CS-151 Labs > Lab 1. The First Cup of Java


Part 3. Summer School

For this part of the lab, we will be using a data set of Teaching Assistant evaluation scores collected by the Statistics Department of the University of Wisconsin-Madison. Our research question for this dataset is “Do classes offered during the summer have higher or lower average evaluation scores than those offered during the regular year?” You will create a class named EvalAnalysis that answers this question.

The data is in tae.prn which you should download and place in your lab1 directory.

Each line of the file contains 5 numbers separated by spaces. These numbers are the following for each class:

  1. Course instructor (categorical, 25 categories);
  2. Course (categorical, 26 categories);
  3. Summer or regular semester (binary) 1=Summer, 2=Regular;
  4. Class size (numerical); and
  5. Course Evaluation Scores (categorical) 1=Low, 2=Medium, 3=High

For our purpose, we will be looking at summer versus regular semester, and course evaluation score – we will only need the values from columns 3 and 5.

The program should take in the name of a file from the command line, and then loop through every line of the file, and calculate the average course evaluation scores for both summer and regular courses.

Use one Scanner to read the file line-by-line, and another Scanner to parse each line. You have seen an example of this in the warmup.

To calculate the average scores, keep two running totals: one where you add together all the course evaluation scores for summer courses, and one where you add together all the course evaluation scores for regular courses. You should also keep track of the total number of summer courses and the number of regular courses. Then after you have gone through the file, you can calculate the average by dividing the course eval total by the number of courses.

If you need to skip the number in a particular column, you can call scanner.nextInt() to read in the number, but not save it anywhere, effectively ignoring it. For example, if I wanted to skip the first 10 numbers in a line but save the 11th one, my code would look like this.

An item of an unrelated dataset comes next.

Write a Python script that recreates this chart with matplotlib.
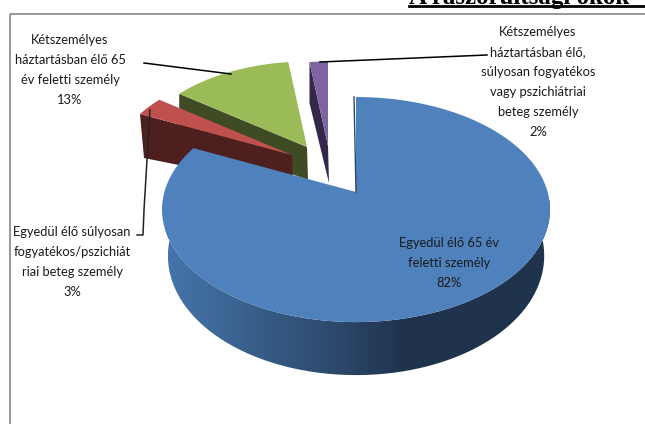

for (int i = 0; i < 10, i++){
    scanner.nextInt();
}
int eleventh = scanner.nextInt();

After running your program you should see something like this:

The average review of a summer class is: x.xxxxxxx
The average review of a regular class is: x.xxxxxxx

where the xs will be replaced with the actual number you calculate. Recall that unlike in Python, Java does not have different forms of division for integer versus float division; instead, it does integer division if both of the numbers are integers, and float division if either is a float. To get the correct answer here, since both your numbers are integers, first multiply one of them by 1.0f to transform it into a float, and then perform the division.

We have provided you with two files, sample.prn and tae.prn. File sample.prn contains artificial data that you can use to test the correctness of your program. If your program is correct, it should give you the following results:

The average review of a summer class 1.5714285
The average review of a regular class 2.2173913

The actual data is in file tae.prn (tae stands for Teaching Assistant Evaluations). In order for your code to “see” the input files, you would need to place them into your lab1 folder that holds your bin and src directories.